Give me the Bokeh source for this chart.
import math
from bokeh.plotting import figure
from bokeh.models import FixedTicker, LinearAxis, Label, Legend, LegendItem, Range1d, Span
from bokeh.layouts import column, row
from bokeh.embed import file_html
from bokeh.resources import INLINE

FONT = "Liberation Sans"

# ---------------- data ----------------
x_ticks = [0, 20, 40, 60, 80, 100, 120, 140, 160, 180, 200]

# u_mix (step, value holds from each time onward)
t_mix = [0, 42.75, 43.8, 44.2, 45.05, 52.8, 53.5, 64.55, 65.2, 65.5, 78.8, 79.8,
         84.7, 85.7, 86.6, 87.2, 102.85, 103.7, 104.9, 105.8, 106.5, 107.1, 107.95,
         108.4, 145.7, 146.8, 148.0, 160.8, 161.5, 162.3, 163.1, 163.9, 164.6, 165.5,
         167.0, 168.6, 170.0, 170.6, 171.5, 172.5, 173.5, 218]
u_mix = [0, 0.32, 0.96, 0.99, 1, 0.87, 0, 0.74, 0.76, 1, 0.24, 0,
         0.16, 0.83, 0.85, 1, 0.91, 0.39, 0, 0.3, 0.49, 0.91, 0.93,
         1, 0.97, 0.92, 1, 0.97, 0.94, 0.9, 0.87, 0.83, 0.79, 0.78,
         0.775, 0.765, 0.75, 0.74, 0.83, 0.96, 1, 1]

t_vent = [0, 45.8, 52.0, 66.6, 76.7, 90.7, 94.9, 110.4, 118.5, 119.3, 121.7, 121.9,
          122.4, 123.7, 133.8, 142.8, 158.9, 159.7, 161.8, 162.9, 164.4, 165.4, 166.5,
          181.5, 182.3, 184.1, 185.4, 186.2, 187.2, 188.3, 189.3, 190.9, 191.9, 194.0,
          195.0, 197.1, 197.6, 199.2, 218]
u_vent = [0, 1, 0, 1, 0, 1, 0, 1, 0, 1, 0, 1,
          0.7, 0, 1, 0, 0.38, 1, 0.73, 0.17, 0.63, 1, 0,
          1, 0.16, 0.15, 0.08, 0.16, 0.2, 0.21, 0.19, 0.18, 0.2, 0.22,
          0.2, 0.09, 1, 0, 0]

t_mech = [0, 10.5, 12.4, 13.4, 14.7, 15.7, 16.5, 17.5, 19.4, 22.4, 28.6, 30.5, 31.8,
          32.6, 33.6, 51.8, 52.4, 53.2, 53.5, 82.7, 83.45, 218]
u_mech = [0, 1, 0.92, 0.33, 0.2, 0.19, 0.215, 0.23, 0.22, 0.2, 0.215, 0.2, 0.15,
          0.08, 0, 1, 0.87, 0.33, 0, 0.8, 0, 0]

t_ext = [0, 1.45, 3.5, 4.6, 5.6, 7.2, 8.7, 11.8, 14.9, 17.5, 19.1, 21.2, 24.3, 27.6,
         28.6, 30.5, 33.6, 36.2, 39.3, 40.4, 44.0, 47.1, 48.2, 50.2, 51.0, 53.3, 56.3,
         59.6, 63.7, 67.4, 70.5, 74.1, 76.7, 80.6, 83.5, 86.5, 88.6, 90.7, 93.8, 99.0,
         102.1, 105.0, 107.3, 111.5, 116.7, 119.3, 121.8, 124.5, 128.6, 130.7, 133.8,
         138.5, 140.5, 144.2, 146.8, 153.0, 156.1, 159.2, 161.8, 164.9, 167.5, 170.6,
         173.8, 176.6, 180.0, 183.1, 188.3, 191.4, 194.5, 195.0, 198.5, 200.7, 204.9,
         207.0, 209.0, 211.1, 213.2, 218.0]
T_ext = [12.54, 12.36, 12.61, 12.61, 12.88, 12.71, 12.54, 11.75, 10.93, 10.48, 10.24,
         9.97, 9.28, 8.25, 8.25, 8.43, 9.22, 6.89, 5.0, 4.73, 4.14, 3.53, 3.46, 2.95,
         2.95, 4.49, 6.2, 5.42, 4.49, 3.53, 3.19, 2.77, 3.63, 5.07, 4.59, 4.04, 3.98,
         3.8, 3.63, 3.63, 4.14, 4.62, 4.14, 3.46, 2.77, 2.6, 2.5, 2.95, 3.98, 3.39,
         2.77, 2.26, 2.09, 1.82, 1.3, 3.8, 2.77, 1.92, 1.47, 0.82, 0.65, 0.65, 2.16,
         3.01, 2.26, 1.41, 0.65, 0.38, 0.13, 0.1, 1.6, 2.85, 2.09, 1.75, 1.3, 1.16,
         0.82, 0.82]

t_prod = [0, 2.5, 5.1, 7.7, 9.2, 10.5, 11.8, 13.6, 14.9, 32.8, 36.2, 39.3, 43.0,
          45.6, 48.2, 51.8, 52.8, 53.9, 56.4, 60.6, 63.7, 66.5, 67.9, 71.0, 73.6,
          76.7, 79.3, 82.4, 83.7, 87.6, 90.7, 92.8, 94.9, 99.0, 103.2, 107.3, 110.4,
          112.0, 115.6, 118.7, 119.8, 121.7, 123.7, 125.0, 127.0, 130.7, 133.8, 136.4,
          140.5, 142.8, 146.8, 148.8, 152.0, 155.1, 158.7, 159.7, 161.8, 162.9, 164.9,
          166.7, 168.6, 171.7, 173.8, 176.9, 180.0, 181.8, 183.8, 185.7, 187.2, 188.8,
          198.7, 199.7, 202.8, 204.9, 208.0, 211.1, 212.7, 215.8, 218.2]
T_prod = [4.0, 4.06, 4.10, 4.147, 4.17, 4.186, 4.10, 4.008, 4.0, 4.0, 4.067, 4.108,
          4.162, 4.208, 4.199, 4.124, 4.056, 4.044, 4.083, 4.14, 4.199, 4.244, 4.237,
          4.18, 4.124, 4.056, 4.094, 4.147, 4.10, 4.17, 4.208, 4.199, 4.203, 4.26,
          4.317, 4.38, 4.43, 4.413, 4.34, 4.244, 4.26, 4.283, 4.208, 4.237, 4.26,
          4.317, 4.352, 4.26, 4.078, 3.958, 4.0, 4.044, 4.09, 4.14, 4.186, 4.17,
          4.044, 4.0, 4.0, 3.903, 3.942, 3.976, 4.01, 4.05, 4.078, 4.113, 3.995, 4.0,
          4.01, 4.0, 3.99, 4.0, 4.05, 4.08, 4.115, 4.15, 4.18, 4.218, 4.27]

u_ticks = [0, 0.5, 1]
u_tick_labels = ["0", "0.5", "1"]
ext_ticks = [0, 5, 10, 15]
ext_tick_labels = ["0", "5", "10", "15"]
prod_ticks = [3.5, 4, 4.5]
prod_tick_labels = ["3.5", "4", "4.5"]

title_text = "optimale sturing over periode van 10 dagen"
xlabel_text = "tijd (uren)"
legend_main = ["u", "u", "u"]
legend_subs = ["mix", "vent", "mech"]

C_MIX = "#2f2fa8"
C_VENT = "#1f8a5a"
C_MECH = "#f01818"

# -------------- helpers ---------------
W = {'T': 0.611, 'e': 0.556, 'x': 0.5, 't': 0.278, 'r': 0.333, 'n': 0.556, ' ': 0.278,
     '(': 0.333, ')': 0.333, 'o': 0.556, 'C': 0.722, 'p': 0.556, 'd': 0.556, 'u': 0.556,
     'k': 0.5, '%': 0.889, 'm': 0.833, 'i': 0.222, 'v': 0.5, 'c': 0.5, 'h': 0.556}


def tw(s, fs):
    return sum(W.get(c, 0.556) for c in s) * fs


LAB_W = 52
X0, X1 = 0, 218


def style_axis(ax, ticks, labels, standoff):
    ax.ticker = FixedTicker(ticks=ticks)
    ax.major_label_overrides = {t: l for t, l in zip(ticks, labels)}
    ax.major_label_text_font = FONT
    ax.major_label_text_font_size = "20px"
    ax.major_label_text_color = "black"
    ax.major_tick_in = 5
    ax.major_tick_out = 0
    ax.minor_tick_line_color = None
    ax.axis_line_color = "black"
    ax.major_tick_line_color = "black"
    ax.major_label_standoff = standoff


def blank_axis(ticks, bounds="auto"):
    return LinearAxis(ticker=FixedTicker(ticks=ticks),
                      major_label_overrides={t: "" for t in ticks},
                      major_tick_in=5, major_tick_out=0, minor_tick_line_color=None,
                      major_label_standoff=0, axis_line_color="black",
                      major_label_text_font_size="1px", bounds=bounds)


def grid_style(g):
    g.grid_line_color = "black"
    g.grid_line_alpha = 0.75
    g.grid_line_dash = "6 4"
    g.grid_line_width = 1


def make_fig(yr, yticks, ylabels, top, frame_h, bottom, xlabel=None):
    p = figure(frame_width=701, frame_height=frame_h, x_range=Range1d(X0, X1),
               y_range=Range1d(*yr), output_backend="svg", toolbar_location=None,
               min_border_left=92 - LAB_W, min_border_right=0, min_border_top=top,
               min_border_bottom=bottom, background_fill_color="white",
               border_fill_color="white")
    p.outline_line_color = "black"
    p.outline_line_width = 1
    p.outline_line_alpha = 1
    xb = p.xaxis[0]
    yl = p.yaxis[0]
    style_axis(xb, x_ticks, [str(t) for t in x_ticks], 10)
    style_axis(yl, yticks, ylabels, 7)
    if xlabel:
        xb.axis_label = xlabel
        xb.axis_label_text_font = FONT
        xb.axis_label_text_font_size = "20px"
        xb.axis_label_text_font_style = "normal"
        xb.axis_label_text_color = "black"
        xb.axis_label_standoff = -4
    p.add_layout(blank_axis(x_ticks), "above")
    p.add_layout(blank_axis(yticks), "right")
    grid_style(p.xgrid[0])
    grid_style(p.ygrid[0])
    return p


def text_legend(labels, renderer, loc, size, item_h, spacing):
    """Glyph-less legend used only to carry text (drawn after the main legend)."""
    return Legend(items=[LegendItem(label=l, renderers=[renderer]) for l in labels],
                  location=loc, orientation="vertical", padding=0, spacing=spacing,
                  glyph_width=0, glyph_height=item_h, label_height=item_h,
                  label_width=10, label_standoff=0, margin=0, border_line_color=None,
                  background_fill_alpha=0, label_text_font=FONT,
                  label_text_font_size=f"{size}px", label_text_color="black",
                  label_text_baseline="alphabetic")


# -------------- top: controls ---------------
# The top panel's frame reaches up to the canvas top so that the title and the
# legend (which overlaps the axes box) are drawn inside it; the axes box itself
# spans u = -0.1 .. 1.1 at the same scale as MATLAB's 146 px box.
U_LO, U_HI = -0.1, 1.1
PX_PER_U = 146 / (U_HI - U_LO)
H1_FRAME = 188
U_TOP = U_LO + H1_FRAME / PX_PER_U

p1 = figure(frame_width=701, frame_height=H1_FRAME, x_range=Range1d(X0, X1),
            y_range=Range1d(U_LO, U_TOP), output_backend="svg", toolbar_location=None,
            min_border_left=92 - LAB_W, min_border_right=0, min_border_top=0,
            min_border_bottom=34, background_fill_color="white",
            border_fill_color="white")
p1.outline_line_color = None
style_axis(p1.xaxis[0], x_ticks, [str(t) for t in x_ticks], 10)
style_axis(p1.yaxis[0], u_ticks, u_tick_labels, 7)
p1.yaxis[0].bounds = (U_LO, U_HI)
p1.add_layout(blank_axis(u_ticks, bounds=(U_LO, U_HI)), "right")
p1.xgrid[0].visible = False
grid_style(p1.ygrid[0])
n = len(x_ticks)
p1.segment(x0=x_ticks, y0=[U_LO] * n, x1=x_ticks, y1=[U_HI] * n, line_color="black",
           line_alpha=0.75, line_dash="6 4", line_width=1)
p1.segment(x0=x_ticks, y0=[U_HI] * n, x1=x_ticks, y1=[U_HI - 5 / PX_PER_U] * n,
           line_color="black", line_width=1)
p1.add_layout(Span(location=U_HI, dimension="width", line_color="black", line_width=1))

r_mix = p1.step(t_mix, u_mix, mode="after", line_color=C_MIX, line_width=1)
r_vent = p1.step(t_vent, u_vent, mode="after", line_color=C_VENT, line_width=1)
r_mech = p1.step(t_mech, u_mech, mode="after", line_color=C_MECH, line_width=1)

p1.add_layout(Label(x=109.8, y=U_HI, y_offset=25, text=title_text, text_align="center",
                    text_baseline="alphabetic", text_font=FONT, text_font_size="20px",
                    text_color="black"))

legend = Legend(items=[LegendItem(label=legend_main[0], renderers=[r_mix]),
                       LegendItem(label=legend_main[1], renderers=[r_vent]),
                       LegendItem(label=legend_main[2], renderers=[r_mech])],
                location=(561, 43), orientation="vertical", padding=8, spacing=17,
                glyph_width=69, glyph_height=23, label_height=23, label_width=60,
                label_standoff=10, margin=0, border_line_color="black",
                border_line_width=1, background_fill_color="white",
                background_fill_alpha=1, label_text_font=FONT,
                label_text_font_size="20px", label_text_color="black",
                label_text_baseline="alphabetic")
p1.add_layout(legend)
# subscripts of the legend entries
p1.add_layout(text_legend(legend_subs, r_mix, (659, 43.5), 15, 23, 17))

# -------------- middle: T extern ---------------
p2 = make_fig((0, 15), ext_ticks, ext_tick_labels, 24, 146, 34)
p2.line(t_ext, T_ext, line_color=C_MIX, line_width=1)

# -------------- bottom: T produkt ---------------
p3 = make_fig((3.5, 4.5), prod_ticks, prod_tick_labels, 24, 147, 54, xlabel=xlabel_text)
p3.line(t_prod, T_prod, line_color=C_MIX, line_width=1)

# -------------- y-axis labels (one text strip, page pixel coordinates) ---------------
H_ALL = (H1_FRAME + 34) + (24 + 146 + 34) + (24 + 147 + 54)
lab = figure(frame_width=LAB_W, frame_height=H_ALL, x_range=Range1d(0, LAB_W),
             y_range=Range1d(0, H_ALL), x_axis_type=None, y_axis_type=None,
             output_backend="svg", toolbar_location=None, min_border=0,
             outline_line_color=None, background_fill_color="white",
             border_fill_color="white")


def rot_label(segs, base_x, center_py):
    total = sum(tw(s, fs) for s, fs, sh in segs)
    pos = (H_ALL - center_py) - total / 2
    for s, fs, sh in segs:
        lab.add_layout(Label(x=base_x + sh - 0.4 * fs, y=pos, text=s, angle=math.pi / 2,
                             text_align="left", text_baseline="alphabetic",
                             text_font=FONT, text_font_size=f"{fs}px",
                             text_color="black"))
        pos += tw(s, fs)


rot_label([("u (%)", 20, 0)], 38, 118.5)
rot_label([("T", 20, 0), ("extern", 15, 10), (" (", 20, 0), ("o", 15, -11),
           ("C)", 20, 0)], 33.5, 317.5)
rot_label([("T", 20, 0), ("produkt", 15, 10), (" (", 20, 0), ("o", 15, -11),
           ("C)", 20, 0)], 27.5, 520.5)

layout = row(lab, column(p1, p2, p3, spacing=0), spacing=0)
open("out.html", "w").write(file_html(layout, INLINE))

◆ Requirements
Up to and including the line with "from bokeh.resources import INLINE", repeat the data exactly, starting from its first line; nothing else belongs in the response.

◆ Task solution
Give me the Bokeh source for this chart.
import math
from bokeh.plotting import figure
from bokeh.models import FixedTicker, LinearAxis, Label, Legend, LegendItem, Range1d, Span
from bokeh.layouts import column, row
from bokeh.embed import file_html
from bokeh.resources import INLINE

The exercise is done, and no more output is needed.